GOAL OF THE EXERCISE:
Word for word, print each line of the listing below; pictures stay out.
-- START SOURCE EXCERPT --
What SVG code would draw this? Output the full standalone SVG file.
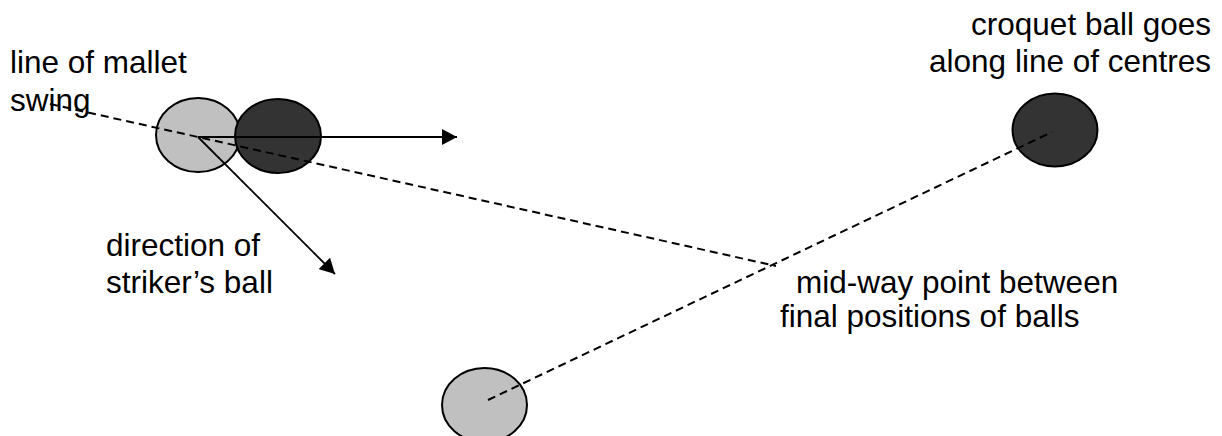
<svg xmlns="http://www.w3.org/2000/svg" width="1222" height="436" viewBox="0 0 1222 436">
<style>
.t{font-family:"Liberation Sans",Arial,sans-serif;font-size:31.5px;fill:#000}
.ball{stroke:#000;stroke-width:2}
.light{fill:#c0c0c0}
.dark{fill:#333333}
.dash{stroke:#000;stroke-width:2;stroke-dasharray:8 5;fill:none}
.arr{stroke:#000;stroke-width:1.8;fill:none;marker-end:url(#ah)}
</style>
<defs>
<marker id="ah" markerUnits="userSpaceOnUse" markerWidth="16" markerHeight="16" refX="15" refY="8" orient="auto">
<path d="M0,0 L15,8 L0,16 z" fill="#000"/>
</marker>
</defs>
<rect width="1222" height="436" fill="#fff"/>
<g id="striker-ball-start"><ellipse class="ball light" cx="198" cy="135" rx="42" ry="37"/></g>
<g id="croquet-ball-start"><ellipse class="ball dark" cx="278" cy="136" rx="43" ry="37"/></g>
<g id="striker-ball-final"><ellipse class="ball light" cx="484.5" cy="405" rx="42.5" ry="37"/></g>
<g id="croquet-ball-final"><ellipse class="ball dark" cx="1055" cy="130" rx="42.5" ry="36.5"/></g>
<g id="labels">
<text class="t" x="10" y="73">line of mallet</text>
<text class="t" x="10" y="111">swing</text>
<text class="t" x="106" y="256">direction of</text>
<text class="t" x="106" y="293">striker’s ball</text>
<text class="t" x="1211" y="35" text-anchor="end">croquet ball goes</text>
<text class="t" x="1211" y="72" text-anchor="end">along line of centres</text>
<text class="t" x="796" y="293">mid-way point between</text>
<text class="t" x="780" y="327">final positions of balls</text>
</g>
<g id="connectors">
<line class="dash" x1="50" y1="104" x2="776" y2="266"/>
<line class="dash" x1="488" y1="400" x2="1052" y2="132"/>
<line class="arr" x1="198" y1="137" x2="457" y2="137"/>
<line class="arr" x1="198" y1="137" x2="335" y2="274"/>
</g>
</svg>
-- END SOURCE EXCERPT --
ANSWER IN FULL:
What SVG code would draw this? Output the full standalone SVG file.
<svg xmlns="http://www.w3.org/2000/svg" width="1222" height="436" viewBox="0 0 1222 436">
<style>
.t{font-family:"Liberation Sans",Arial,sans-serif;font-size:31.5px;fill:#000}
.ball{stroke:#000;stroke-width:2}
.light{fill:#c0c0c0}
.dark{fill:#333333}
.dash{stroke:#000;stroke-width:2;stroke-dasharray:8 5;fill:none}
.arr{stroke:#000;stroke-width:1.8;fill:none;marker-end:url(#ah)}
</style>
<defs>
<marker id="ah" markerUnits="userSpaceOnUse" markerWidth="16" markerHeight="16" refX="15" refY="8" orient="auto">
<path d="M0,0 L15,8 L0,16 z" fill="#000"/>
</marker>
</defs>
<rect width="1222" height="436" fill="#fff"/>
<g id="striker-ball-start"><ellipse class="ball light" cx="198" cy="135" rx="42" ry="37"/></g>
<g id="croquet-ball-start"><ellipse class="ball dark" cx="278" cy="136" rx="43" ry="37"/></g>
<g id="striker-ball-final"><ellipse class="ball light" cx="484.5" cy="405" rx="42.5" ry="37"/></g>
<g id="croquet-ball-final"><ellipse class="ball dark" cx="1055" cy="130" rx="42.5" ry="36.5"/></g>
<g id="labels">
<text class="t" x="10" y="73">line of mallet</text>
<text class="t" x="10" y="111">swing</text>
<text class="t" x="106" y="256">direction of</text>
<text class="t" x="106" y="293">striker’s ball</text>
<text class="t" x="1211" y="35" text-anchor="end">croquet ball goes</text>
<text class="t" x="1211" y="72" text-anchor="end">along line of centres</text>
<text class="t" x="796" y="293">mid-way point between</text>
<text class="t" x="780" y="327">final positions of balls</text>
</g>
<g id="connectors">
<line class="dash" x1="50" y1="104" x2="776" y2="266"/>
<line class="dash" x1="488" y1="400" x2="1052" y2="132"/>
<line class="arr" x1="198" y1="137" x2="457" y2="137"/>
<line class="arr" x1="198" y1="137" x2="335" y2="274"/>
</g>
</svg>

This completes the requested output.